I'm specifically thinking of starting a community exclusively for episode discussions. That way it's easier to moderate and won't directly compete with the other existing communities.

Who knows? It might even be possible to set up some sort of web-ring where we promote discussion threads by cross-posting them on partner communities and in return we direct discussion users back to partner communities for non-episode stuff. That feels very Fediverse, doesn't it?

[–] [email protected] 5 points 1 year ago* (last edited 1 year ago)

I think people will flock to wherever there's activity. Then my random series of thoughts:

Firstly, there's some rumblings about setting up some kind of multi-community feature (either server-side at the community level or client-side at the user-interface level), so hopefully this comes around sooner rather than later.

Secondly, Lemmy does support cross-posting formally (for example, if you submit an identical link to multiple communities, there will be a small bit of additional text indicating it has been cross-posted and linking out to submissions elsewhere), but text-based cross-posts are not as technically featured (this might have changed, but when I last tried it merely appended a "crossposted from XYZLINK" to the start of the text body).

If a critical mass of people congregate, they may want the episode-posting bot to work on their community anyway.

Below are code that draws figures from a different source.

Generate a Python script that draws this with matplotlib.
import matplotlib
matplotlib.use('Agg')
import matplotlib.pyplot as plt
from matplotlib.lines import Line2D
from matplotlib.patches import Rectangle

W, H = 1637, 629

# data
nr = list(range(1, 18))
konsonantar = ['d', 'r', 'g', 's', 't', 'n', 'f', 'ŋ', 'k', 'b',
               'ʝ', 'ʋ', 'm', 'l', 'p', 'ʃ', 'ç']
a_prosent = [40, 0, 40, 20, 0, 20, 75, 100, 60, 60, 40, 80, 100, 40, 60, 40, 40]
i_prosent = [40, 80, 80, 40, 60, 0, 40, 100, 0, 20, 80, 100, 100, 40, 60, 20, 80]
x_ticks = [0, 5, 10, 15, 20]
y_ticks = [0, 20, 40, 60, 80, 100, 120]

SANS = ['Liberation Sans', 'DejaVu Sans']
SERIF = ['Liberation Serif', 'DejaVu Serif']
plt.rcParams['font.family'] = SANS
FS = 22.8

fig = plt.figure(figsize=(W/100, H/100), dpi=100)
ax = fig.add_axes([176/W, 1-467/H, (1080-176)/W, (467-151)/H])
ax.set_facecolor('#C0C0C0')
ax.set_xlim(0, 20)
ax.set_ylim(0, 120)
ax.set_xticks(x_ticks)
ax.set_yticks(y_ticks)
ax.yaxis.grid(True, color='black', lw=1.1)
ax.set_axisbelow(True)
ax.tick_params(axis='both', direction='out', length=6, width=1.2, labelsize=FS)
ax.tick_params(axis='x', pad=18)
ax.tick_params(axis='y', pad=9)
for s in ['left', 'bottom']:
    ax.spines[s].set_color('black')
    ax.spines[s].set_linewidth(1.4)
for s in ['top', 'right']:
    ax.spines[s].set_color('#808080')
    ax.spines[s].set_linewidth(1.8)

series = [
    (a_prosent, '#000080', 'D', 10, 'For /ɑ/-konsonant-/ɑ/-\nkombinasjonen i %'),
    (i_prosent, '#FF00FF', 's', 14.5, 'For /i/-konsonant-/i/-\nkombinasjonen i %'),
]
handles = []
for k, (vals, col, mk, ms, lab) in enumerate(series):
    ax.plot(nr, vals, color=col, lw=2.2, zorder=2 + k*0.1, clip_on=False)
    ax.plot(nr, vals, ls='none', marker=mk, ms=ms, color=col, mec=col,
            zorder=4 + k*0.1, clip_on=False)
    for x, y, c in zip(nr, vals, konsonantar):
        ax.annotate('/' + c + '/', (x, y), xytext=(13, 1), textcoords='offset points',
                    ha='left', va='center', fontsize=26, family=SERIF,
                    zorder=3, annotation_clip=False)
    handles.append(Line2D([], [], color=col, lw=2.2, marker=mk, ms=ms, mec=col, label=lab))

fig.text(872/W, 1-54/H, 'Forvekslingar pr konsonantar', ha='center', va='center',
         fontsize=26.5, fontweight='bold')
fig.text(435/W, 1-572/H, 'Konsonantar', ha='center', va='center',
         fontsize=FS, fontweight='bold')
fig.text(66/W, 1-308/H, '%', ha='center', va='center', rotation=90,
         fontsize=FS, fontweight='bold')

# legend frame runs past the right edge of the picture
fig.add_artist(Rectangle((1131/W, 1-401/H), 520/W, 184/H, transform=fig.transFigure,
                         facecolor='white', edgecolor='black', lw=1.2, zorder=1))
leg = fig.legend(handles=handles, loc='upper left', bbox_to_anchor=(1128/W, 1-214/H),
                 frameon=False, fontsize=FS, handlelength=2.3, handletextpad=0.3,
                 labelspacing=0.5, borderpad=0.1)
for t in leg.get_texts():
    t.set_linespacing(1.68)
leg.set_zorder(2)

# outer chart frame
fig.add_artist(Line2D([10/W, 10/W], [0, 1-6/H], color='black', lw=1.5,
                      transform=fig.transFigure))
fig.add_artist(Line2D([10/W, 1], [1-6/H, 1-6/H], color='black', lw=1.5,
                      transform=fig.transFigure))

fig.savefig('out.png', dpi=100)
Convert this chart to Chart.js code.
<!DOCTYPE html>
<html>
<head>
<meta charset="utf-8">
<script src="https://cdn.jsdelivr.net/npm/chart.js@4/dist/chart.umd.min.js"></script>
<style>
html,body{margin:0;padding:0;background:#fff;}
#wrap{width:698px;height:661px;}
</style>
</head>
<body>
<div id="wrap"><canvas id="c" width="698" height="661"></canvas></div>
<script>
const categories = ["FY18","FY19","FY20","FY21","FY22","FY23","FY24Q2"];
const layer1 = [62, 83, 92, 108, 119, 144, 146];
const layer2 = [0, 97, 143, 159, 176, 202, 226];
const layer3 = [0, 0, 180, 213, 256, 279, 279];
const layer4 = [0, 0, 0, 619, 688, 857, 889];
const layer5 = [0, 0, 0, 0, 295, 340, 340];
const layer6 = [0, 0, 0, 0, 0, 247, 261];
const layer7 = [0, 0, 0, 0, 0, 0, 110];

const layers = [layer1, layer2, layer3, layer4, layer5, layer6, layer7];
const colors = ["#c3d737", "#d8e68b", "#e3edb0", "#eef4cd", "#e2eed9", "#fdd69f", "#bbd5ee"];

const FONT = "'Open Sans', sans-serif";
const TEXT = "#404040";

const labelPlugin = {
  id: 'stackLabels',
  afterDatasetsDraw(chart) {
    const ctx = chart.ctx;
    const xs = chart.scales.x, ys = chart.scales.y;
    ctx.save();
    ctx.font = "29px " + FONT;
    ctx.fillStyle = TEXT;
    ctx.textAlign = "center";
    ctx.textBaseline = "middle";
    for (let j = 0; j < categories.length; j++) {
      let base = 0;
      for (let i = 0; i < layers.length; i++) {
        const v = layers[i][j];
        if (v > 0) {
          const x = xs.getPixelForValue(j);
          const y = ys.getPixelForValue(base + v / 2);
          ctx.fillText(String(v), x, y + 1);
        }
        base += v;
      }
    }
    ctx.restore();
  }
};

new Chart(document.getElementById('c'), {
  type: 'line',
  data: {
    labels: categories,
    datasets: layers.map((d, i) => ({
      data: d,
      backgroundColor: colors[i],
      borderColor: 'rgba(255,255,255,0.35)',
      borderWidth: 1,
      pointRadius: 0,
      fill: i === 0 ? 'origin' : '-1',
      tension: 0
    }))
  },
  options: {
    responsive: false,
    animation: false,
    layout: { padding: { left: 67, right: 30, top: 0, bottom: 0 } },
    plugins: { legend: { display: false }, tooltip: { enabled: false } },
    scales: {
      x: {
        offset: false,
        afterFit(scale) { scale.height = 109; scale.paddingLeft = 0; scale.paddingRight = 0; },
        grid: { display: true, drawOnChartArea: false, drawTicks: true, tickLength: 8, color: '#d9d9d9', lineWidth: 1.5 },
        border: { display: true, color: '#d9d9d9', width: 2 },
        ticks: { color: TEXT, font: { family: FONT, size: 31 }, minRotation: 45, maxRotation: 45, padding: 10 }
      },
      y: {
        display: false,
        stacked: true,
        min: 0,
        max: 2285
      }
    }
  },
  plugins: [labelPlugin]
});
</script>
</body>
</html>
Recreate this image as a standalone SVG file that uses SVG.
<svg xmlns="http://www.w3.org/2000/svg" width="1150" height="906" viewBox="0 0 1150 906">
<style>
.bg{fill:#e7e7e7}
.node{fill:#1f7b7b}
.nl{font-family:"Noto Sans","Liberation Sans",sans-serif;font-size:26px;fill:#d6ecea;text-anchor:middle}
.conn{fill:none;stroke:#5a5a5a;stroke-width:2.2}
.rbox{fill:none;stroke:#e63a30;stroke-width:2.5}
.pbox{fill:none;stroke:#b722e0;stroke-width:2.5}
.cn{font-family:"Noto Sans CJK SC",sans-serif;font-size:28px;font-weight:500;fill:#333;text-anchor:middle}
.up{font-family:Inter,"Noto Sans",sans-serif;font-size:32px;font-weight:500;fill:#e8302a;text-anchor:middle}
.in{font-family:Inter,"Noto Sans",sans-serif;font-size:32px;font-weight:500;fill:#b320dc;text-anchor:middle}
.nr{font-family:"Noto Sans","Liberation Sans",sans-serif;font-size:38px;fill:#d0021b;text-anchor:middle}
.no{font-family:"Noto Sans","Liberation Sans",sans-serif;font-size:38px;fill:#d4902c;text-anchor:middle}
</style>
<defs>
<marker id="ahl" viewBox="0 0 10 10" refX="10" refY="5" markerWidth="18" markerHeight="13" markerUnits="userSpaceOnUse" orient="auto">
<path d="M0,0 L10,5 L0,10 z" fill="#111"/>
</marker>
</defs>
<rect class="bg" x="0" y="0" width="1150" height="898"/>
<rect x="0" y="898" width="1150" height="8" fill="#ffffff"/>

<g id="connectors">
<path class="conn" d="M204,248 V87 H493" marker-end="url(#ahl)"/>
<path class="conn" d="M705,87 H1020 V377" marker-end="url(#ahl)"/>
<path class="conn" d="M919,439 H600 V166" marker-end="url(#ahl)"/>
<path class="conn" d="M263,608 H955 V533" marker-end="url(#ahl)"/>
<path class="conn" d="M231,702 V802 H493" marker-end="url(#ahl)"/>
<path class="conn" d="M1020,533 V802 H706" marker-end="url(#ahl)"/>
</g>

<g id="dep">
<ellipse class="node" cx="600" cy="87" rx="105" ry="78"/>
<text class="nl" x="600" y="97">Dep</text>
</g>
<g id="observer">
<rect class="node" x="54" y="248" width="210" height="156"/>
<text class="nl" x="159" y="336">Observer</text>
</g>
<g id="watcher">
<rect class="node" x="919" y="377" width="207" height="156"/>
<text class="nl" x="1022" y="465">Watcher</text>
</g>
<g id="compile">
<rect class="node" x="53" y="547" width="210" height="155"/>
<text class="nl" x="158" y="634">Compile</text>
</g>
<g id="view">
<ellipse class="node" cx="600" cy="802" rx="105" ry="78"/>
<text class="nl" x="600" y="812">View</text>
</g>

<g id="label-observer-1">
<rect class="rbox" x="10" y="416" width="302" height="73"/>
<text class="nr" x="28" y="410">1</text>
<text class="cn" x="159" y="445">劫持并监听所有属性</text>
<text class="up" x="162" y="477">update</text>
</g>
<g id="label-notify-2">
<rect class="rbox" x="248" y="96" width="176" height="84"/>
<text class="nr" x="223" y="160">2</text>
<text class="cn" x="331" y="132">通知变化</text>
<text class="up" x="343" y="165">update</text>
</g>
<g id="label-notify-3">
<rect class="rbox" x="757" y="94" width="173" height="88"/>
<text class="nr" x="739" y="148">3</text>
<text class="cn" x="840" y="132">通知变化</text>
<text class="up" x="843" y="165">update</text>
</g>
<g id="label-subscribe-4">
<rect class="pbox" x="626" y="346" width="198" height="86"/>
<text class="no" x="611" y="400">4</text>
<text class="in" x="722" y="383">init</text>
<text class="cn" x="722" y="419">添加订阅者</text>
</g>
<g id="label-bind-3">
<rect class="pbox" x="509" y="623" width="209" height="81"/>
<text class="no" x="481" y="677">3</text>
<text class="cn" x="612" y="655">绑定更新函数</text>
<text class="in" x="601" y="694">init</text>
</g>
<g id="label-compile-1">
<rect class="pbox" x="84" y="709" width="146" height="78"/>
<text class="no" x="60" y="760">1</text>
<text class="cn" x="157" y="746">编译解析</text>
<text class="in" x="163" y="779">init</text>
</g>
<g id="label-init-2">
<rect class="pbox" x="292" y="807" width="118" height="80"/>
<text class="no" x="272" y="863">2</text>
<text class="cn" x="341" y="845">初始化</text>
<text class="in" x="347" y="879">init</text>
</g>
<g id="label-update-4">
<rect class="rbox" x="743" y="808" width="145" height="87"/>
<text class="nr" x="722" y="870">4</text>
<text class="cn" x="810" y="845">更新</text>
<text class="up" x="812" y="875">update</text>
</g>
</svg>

The broader pragmatic perspective is it's pretty evident there are a number of people interested in participating around anime and manga centric topics, but the fact that people are spread out across a variety of different communities makes it difficult to reach a critical mass for conversations to start self-sustaining themselves. If you and like-minded individuals are interested in committing the energy and effort to grow something, I'm definitely happy to come along and help out. Ultimately though, the addition or removal of automated episode-posting bots doesn't really change the fact that it's hard for incidental participants to stay engaged if there's little conversation about the episodes or anime in general, and from my PoV the real "content" are in these discussions rather than in the submissions made. In some ways, a lot of these individual episode threads become mini-communities in and of themselves.

There is absolutely nothing wrong with starting something and then handing it off to someone else later either.

[–] [email protected] 2 points 1 year ago

I mostly participated in episode discussions on r/, but I feel I did benefit from other threads there, e.g. hearing news about new shows, getting linked to new official PV / posters, etc. I don't think you need to restrict it to episode discussions only, but do it as you like.

One thing I think the mods there did right was limiting random chit-chat overall by keeping them in the weekly chat threads so the sub feels mostly on-topic and not too chaotic.

[–] [email protected] 3 points 1 year ago

This particular community isn't all that big either, so there no harm in ditching it and starting a brand new community with active mods.

[–] [email protected] 3 points 1 year ago (1 children)

There’s also the minor wrinkle that communities can only be moderated by users on the same instance

Really? The lemmy documentation says you can. You need an account on the same instance only to be an admin.

[–] [email protected] 2 points 1 year ago (1 children)

Go figure, guess I heard people talking about the restriction on admins and heard "moderator". Thanks for keeping me honest.

I actually tested appointing a moderator from an outside instance once in the past, but only via the user page, so I never had a chance to find out that the "Appoint Moderator" UI is actually tucked away inside the comment expandos.

[–] [email protected] 3 points 1 year ago

When I was appointed a moderator in 0.17.x the database crashed hard and admin needed to manualy edit the database. It is technically supported but very buggy and untested.